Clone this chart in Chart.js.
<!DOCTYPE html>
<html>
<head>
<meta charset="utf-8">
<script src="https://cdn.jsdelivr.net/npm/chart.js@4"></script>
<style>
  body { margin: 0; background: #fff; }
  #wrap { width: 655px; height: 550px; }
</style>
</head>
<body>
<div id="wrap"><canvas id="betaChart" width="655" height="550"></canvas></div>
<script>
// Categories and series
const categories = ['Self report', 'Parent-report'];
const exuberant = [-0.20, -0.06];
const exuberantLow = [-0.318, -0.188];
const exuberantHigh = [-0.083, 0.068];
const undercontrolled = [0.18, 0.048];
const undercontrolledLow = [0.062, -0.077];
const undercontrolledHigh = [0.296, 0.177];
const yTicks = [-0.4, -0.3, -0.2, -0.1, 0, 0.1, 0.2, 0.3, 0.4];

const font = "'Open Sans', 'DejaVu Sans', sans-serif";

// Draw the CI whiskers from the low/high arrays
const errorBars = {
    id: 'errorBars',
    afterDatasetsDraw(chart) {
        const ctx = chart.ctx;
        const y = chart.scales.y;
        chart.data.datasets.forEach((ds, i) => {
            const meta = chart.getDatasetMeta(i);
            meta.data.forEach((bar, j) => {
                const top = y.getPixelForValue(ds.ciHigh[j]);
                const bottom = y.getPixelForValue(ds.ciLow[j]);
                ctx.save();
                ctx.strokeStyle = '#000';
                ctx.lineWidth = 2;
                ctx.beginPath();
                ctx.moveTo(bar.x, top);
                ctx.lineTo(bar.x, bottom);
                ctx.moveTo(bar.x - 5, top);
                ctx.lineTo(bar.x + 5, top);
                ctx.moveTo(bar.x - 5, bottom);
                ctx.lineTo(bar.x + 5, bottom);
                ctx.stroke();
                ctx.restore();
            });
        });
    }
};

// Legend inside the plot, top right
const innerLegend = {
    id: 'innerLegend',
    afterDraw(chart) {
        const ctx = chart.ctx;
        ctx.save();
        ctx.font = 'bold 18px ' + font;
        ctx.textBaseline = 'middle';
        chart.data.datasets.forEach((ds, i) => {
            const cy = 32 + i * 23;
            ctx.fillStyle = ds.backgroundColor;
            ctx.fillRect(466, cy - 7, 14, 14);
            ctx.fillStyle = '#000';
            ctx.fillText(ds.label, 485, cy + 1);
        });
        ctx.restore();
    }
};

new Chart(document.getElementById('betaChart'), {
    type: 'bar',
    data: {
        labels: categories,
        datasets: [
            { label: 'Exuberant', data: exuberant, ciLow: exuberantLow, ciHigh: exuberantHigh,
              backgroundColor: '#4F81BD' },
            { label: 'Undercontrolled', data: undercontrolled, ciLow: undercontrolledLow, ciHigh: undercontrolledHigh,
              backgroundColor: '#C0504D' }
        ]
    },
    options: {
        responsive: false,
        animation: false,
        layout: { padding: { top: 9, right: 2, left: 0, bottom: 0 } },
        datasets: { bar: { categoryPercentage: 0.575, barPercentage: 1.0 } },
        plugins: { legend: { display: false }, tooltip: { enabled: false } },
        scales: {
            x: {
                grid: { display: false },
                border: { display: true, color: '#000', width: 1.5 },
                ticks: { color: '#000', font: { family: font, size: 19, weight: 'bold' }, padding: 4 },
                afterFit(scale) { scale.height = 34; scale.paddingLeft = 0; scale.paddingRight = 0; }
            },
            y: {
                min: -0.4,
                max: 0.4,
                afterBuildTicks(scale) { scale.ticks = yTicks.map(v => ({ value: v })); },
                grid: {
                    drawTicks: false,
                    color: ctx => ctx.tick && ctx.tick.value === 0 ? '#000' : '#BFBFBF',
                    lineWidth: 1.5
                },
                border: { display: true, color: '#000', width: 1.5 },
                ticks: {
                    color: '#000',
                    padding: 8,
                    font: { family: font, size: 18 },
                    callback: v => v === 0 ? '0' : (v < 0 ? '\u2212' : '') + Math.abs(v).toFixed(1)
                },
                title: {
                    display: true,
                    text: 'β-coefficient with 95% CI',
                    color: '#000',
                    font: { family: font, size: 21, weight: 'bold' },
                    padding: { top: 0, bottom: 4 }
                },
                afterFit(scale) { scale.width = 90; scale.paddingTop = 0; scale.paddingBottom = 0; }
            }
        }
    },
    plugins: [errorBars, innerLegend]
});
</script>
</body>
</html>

▬▬▬▬▬▬▬▬▬▬

### The exercise
Reproduce the data, keeping every line exactly the same.

### Exercise answer
Clone this chart in Chart.js.
<!DOCTYPE html>
<html>
<head>
<meta charset="utf-8">
<script src="https://cdn.jsdelivr.net/npm/chart.js@4"></script>
<style>
  body { margin: 0; background: #fff; }
  #wrap { width: 655px; height: 550px; }
</style>
</head>
<body>
<div id="wrap"><canvas id="betaChart" width="655" height="550"></canvas></div>
<script>
// Categories and series
const categories = ['Self report', 'Parent-report'];
const exuberant = [-0.20, -0.06];
const exuberantLow = [-0.318, -0.188];
const exuberantHigh = [-0.083, 0.068];
const undercontrolled = [0.18, 0.048];
const undercontrolledLow = [0.062, -0.077];
const undercontrolledHigh = [0.296, 0.177];
const yTicks = [-0.4, -0.3, -0.2, -0.1, 0, 0.1, 0.2, 0.3, 0.4];

const font = "'Open Sans', 'DejaVu Sans', sans-serif";

// Draw the CI whiskers from the low/high arrays
const errorBars = {
    id: 'errorBars',
    afterDatasetsDraw(chart) {
        const ctx = chart.ctx;
        const y = chart.scales.y;
        chart.data.datasets.forEach((ds, i) => {
            const meta = chart.getDatasetMeta(i);
            meta.data.forEach((bar, j) => {
                const top = y.getPixelForValue(ds.ciHigh[j]);
                const bottom = y.getPixelForValue(ds.ciLow[j]);
                ctx.save();
                ctx.strokeStyle = '#000';
                ctx.lineWidth = 2;
                ctx.beginPath();
                ctx.moveTo(bar.x, top);
                ctx.lineTo(bar.x, bottom);
                ctx.moveTo(bar.x - 5, top);
                ctx.lineTo(bar.x + 5, top);
                ctx.moveTo(bar.x - 5, bottom);
                ctx.lineTo(bar.x + 5, bottom);
                ctx.stroke();
                ctx.restore();
            });
        });
    }
};

// Legend inside the plot, top right
const innerLegend = {
    id: 'innerLegend',
    afterDraw(chart) {
        const ctx = chart.ctx;
        ctx.save();
        ctx.font = 'bold 18px ' + font;
        ctx.textBaseline = 'middle';
        chart.data.datasets.forEach((ds, i) => {
            const cy = 32 + i * 23;
            ctx.fillStyle = ds.backgroundColor;
            ctx.fillRect(466, cy - 7, 14, 14);
            ctx.fillStyle = '#000';
            ctx.fillText(ds.label, 485, cy + 1);
        });
        ctx.restore();
    }
};

new Chart(document.getElementById('betaChart'), {
    type: 'bar',
    data: {
        labels: categories,
        datasets: [
            { label: 'Exuberant', data: exuberant, ciLow: exuberantLow, ciHigh: exuberantHigh,
              backgroundColor: '#4F81BD' },
            { label: 'Undercontrolled', data: undercontrolled, ciLow: undercontrolledLow, ciHigh: undercontrolledHigh,
              backgroundColor: '#C0504D' }
        ]
    },
    options: {
        responsive: false,
        animation: false,
        layout: { padding: { top: 9, right: 2, left: 0, bottom: 0 } },
        datasets: { bar: { categoryPercentage: 0.575, barPercentage: 1.0 } },
        plugins: { legend: { display: false }, tooltip: { enabled: false } },
        scales: {
            x: {
                grid: { display: false },
                border: { display: true, color: '#000', width: 1.5 },
                ticks: { color: '#000', font: { family: font, size: 19, weight: 'bold' }, padding: 4 },
                afterFit(scale) { scale.height = 34; scale.paddingLeft = 0; scale.paddingRight = 0; }
            },
            y: {
                min: -0.4,
                max: 0.4,
                afterBuildTicks(scale) { scale.ticks = yTicks.map(v => ({ value: v })); },
                grid: {
                    drawTicks: false,
                    color: ctx => ctx.tick && ctx.tick.value === 0 ? '#000' : '#BFBFBF',
                    lineWidth: 1.5
                },
                border: { display: true, color: '#000', width: 1.5 },
                ticks: {
                    color: '#000',
                    padding: 8,
                    font: { family: font, size: 18 },
                    callback: v => v === 0 ? '0' : (v < 0 ? '\u2212' : '') + Math.abs(v).toFixed(1)
                },
                title: {
                    display: true,
                    text: 'β-coefficient with 95% CI',
                    color: '#000',
                    font: { family: font, size: 21, weight: 'bold' },
                    padding: { top: 0, bottom: 4 }
                },
                afterFit(scale) { scale.width = 90; scale.paddingTop = 0; scale.paddingBottom = 0; }
            }
        }
    },
    plugins: [errorBars, innerLegend]
});
</script>
</body>
</html>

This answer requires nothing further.